Tetapi, ada beberapa siswa yang mengaku bahwa lebih banyak belanja oleh-oleh karena titipan. Artinya, ada pihak lain yang minta tolong untuk membeli buah tangan ini atau itu.
Tentu yang seperti ini uang sudah dipenuhi terlebih dahulu oleh pihak yang meminta tolong. Guru dan siswa hanya membeli di destinasi yang dituju. Selanjutnya, membawanya. Tetapi, menjadi sangat repot jika yang titip banyak jumlahnya.

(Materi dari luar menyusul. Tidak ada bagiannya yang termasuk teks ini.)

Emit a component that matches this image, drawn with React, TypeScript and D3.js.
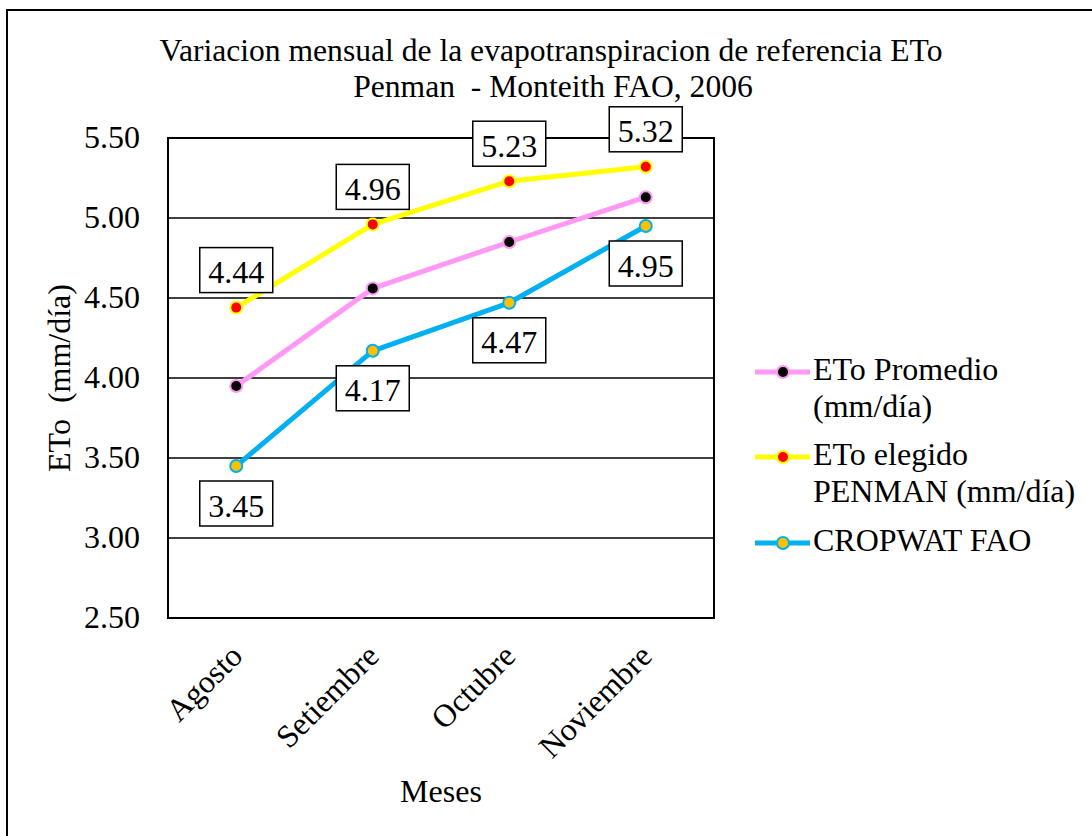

Bisa-bisa belanja titipan jumlahnya lebih banyak ketimbang belanja oleh-oleh sendiri. Tetapi, jika seperti ini pun sebagai hal yang biasa. Sehingga, tetap tak menjadi beban bagi guru atau siswa. Mereka tetap saja sukacita.
Apalagi yang titip umumnya orang-orang yang masih memiliki hubungan dekat. Misalnya, ayah, ibu, adik, kakak, saudara sepupu, om, tante, pakdhe, dan budhe. Jadi, mereka akhirnya lebih memahami bahwa barang atau oleh-oleh yang dibeli ini sebagai belanja buah tangan milik sendiri.
Selain yang demikian, ada juga orang, termasuk siswa, yang  membeli oleh-oleh saat piknik untuk tetangga atau teman. Tentu saja tetangga atau teman yang sudah dianggap seperti saudara sendiri.